(begin)

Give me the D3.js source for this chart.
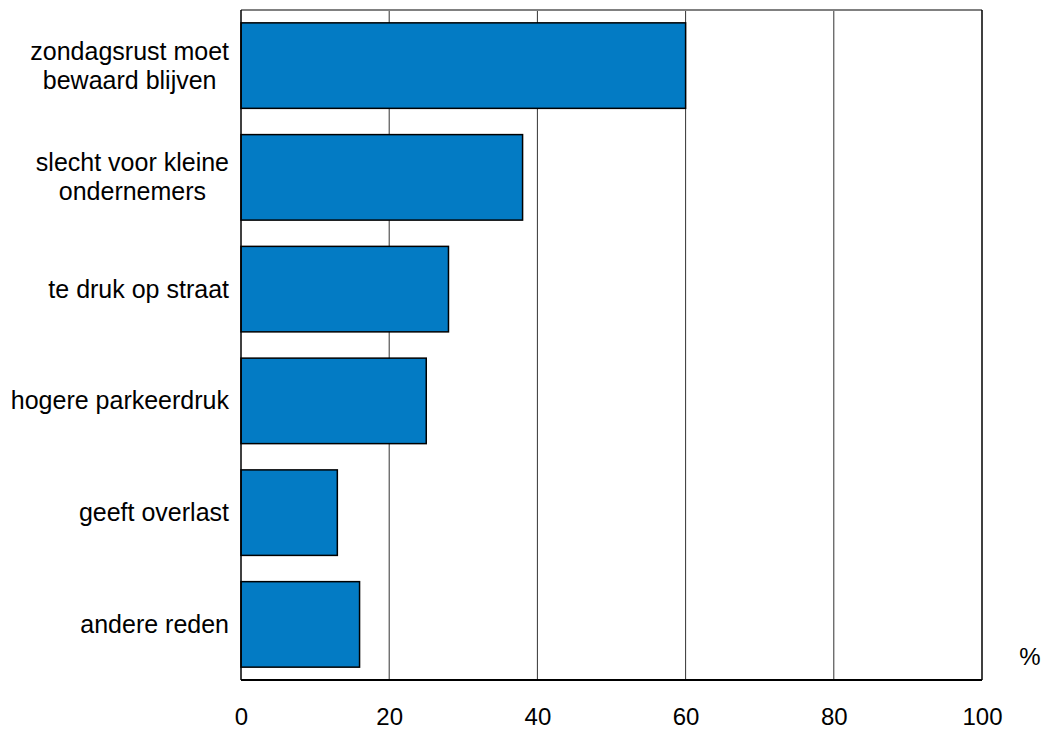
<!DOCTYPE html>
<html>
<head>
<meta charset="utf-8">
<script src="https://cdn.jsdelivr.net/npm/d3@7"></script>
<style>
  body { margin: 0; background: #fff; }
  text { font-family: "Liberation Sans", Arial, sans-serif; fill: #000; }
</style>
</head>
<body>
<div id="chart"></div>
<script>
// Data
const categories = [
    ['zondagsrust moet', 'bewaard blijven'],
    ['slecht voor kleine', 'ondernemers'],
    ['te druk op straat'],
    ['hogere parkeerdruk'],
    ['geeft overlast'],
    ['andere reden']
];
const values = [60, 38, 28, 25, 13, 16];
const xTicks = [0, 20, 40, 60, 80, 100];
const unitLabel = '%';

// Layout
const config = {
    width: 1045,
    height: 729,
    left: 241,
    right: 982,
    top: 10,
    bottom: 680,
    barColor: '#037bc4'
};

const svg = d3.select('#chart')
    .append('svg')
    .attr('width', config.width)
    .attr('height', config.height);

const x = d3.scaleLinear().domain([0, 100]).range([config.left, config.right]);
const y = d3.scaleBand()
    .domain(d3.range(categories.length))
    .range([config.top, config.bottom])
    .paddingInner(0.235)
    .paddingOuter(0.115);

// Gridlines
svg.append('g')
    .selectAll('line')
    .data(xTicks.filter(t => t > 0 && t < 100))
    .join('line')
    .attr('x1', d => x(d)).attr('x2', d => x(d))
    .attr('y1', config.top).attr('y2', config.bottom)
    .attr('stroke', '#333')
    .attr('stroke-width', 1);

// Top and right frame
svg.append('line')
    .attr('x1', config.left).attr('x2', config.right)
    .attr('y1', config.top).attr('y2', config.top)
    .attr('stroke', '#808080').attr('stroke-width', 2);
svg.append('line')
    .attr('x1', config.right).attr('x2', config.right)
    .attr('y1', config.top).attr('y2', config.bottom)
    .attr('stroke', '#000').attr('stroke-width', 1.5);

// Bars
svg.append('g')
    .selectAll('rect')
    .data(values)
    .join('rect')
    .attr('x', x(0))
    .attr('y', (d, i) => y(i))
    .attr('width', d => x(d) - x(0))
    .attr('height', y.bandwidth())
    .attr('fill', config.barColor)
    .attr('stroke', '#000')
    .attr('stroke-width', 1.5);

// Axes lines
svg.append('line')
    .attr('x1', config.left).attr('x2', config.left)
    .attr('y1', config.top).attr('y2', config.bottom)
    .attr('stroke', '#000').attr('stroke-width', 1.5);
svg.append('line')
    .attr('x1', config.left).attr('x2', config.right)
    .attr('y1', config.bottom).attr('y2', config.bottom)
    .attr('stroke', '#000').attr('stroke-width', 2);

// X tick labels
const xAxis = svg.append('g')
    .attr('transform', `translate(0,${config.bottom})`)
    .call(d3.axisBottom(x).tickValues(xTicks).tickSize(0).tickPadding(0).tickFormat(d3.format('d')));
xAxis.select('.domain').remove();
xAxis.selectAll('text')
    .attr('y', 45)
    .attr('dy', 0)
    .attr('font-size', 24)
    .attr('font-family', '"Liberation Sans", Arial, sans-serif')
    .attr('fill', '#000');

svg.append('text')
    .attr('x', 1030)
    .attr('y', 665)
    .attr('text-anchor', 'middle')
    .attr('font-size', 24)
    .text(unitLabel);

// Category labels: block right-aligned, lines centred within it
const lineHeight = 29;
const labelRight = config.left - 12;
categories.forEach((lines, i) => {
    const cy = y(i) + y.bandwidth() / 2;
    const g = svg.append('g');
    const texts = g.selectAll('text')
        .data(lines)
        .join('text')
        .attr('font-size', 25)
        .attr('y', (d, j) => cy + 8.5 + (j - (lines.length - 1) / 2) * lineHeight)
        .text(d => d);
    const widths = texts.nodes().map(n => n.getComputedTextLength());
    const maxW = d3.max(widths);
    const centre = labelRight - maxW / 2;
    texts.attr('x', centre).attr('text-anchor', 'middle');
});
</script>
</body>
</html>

(end)

> [Job]: Copy nothing but the lines from the top of the material through the line holding "const unitLabel = '%';", exactly as written; omit pictures.

> [The completed task]:
Give me the D3.js source for this chart.
<!DOCTYPE html>
<html>
<head>
<meta charset="utf-8">
<script src="https://cdn.jsdelivr.net/npm/d3@7"></script>
<style>
  body { margin: 0; background: #fff; }
  text { font-family: "Liberation Sans", Arial, sans-serif; fill: #000; }
</style>
</head>
<body>
<div id="chart"></div>
<script>
// Data
const categories = [
    ['zondagsrust moet', 'bewaard blijven'],
    ['slecht voor kleine', 'ondernemers'],
    ['te druk op straat'],
    ['hogere parkeerdruk'],
    ['geeft overlast'],
    ['andere reden']
];
const values = [60, 38, 28, 25, 13, 16];
const xTicks = [0, 20, 40, 60, 80, 100];
const unitLabel = '%';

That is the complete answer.